The broad ask from practitioners is a three-part framework: mandatory reverse-image checks before any publicly funded visual asset is published, a state government register of approved image sources for agencies and their contractors, and training embedded in existing SA Government procurement induction processes. None of these exist in any formalised form as of July 2026.

Local design firm principals and university educators contacted for background — none agreed to speak on the record ahead of a forthcoming industry roundtable — broadly characterised the current situation as one where individual diligence is doing the work that policy should be doing. The University of South Australia's creative industries programs at the City West Campus on North Terrace have begun incorporating image provenance discussions into their third-year digital media subjects, a curriculum shift that took effect in semester one of this year.

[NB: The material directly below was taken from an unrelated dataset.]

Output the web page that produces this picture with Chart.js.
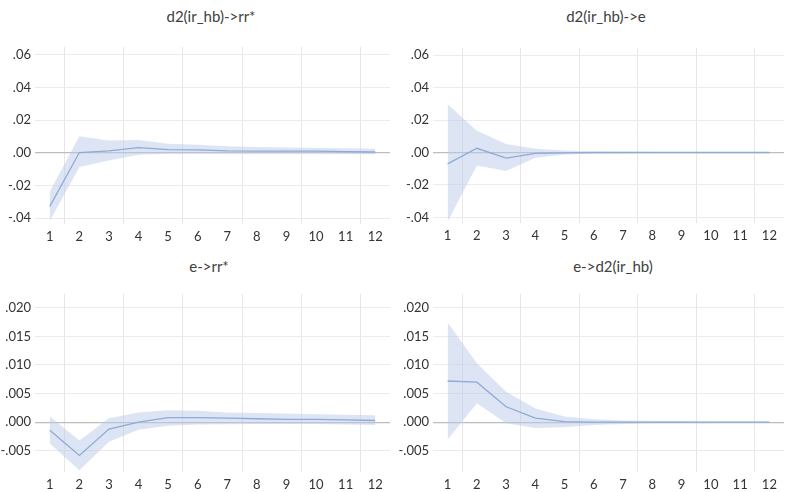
<!DOCTYPE html>
<html>
<head>
<meta charset="utf-8">
<script src="https://cdn.jsdelivr.net/npm/chart.js@4/dist/chart.umd.min.js"></script>
<style>
    body { margin: 0; background: #fff; width: 787px; height: 492px; position: relative; overflow: hidden; }
    .panel { position: absolute; }
    .ttl { position: absolute; font-family: Lato, "Open Sans", sans-serif; font-size: 15px; color: #404040; transform: translateX(-50%); white-space: nowrap; }
</style>
</head>
<body>
<div class="ttl" style="left:211px; top:7px;">d2(ir_hb)-&gt;rr*</div>
<div class="ttl" style="left:606px; top:7px;">d2(ir_hb)-&gt;e</div>
<div class="ttl" style="left:209px; top:257px;">e-&gt;rr*</div>
<div class="ttl" style="left:613px; top:257px;">e-&gt;d2(ir_hb)</div>

<div class="panel" style="left:0; top:0;"><canvas id="c1" width="393" height="250"></canvas></div>
<div class="panel" style="left:393px; top:0;"><canvas id="c2" width="394" height="250"></canvas></div>
<div class="panel" style="left:0; top:250px;"><canvas id="c3" width="393" height="242"></canvas></div>
<div class="panel" style="left:393px; top:250px;"><canvas id="c4" width="394" height="242"></canvas></div>

<script>
// 기간 (x축)
const periods = [1, 2, 3, 4, 5, 6, 7, 8, 9, 10, 11, 12];
const gridAt = [1.5, 3.5, 5.5, 7.5, 9.5, 11.5];

// y축 눈금
const yTicksBig = [-0.04, -0.02, 0, 0.02, 0.04, 0.06];
const yTicksSmall = [-0.005, 0, 0.005, 0.010, 0.015, 0.020];

// d2(ir_hb)->rr*
const resp1 = [-0.0327, 0.0002, 0.0012, 0.0032, 0.002, 0.0018, 0.0012, 0.001, 0.001, 0.001, 0.0008, 0.0005];
const up1   = [-0.0236, 0.0102, 0.0075, 0.0078, 0.0055, 0.005, 0.004, 0.0035, 0.0032, 0.003, 0.0028, 0.0025];
const lo1   = [-0.0416, -0.0086, -0.0047, -0.0012, -0.0006, -0.0005, -0.0005, -0.0005, -0.0005, -0.0006, -0.0007, -0.0008];

// d2(ir_hb)->e
const resp2 = [-0.007, 0.0026, -0.0035, -0.0005, -0.0002, 0, 0, 0, 0, 0, 0, 0];
const up2   = [0.0298, 0.0135, 0.0053, 0.0023, 0.0012, 0.0007, 0.0005, 0.0003, 0.0003, 0.0002, 0.0002, 0.0002];
const lo2   = [-0.0426, -0.008, -0.0114, -0.0033, -0.0012, -0.0006, -0.0004, -0.0002, -0.0002, -0.0002, -0.0002, -0.0002];

// e->rr*
const resp3 = [-0.0014, -0.0058, -0.0012, 0, 0.0008, 0.0008, 0.0007, 0.0006, 0.0005, 0.0005, 0.0004, 0.0003];
const up3   = [0.001, -0.0032, 0.0007, 0.0017, 0.0021, 0.002, 0.0017, 0.0016, 0.0015, 0.0014, 0.0013, 0.0012];
const lo3   = [-0.0037, -0.0084, -0.0034, -0.0013, -0.0006, -0.0004, -0.00035, -0.0003, -0.0003, -0.0003, -0.0004, -0.0005];

// e->d2(ir_hb)
const resp4 = [0.0072, 0.007, 0.0027, 0.0007, 0.0001, 0, 0, 0, 0, 0, 0, 0];
const up4   = [0.0174, 0.0103, 0.0053, 0.0024, 0.001, 0.0005, 0.0003, 0.0002, 0.0002, 0.0001, 0.0001, 0.0001];
const lo4   = [-0.003, 0.0033, -0.0002, -0.001, -0.0009, -0.0005, -0.0003, -0.0002, -0.0002, -0.0002, -0.0001, -0.0001];

const FONT = { family: 'Lato, "Open Sans", sans-serif', size: 13 };

function pts(arr) {
    return periods.map((p, i) => ({ x: p, y: arr[i] }));
}

function fmt(v, digits) {
    return v.toFixed(digits).replace('0.', '.');
}

function makeChart(id, resp, up, lo, yTicks, yMin, yMax, digits, yWidth, padTop, xHeight) {
    return new Chart(document.getElementById(id).getContext('2d'), {
        type: 'line',
        data: {
            datasets: [
                { data: pts(resp), borderColor: '#8eaad8', borderWidth: 1.3, pointRadius: 0, fill: false, order: 0 },
                { data: pts(up), borderWidth: 0, borderColor: 'rgba(0,0,0,0)', pointRadius: 0, backgroundColor: 'rgba(187,204,233,0.5)', fill: '+1', order: 1 },
                { data: pts(lo), borderWidth: 0, borderColor: 'rgba(0,0,0,0)', pointRadius: 0, fill: false, order: 2 }
            ]
        },
        options: {
            responsive: false,
            animation: false,
            layout: { padding: { top: padTop, right: 3, left: 0, bottom: 0 } },
            plugins: { legend: { display: false }, tooltip: { enabled: false } },
            scales: {
                x: {
                    type: 'linear', min: 0.5, max: 12.5,
                    afterBuildTicks: s => { s.ticks = periods.map(v => ({ value: v })); },
                    afterFit: s => { s.height = xHeight; },
                    grid: { display: false, drawTicks: false },
                    border: { display: false },
                    ticks: { color: '#333', font: FONT, padding: 5, maxRotation: 0, autoSkip: false }
                },
                xg: {
                    type: 'linear', position: 'bottom', min: 0.5, max: 12.5,
                    afterBuildTicks: s => { s.ticks = gridAt.map(v => ({ value: v })); },
                    afterFit: s => { s.height = 0; },
                    grid: { color: '#e6e6e6', drawTicks: false },
                    border: { display: false },
                    ticks: { display: false }
                },
                y: {
                    min: yMin, max: yMax,
                    afterBuildTicks: s => { s.ticks = yTicks.map(v => ({ value: v })); },
                    afterFit: s => { s.width = yWidth; },
                    grid: {
                        drawTicks: false,
                        color: c => Math.abs(c.tick.value) < 1e-9 ? '#bdbdbd' : '#ebebeb',
                        lineWidth: c => Math.abs(c.tick.value) < 1e-9 ? 1.3 : 1
                    },
                    border: { display: false },
                    ticks: { color: '#333', font: FONT, padding: 4, callback: v => fmt(v, digits) }
                }
            }
        }
    });
}

makeChart('c1', resp1, up1, lo1, yTicksBig, -0.0435, 0.0647, 2, 35, 47, 26);
makeChart('c2', resp2, up2, lo2, yTicksBig, -0.0435, 0.0645, 2, 40, 48, 27);
makeChart('c3', resp3, up3, lo3, yTicksSmall, -0.0087, 0.0224, 3, 35, 44, 20);
makeChart('c4', resp4, up4, lo4, yTicksSmall, -0.0087, 0.0224, 3, 40, 44, 20);
</script>
</body>
</html>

For context, a 2025 survey by the Interactive Media Industry Association — covering 312 Australian design and communications professionals — found that 67 percent had encountered duplicate or near-duplicate imagery in a client project within the previous 12 months, and that fewer than one in five had access to any employer policy covering how to handle it.

The practical next step for Adelaide-based agencies and freelancers working on government contracts is straightforward: document every image source at the time of acquisition, run assets through a reverse-image tool such as Google Lens or TinEye before submission, and flag any AI-generated content explicitly in project delivery documents. The industry roundtable, tentatively scheduled for late July at Lot Fourteen, is expected to produce a set of voluntary guidelines — the first step toward something more binding if the SA Government chooses to act on them.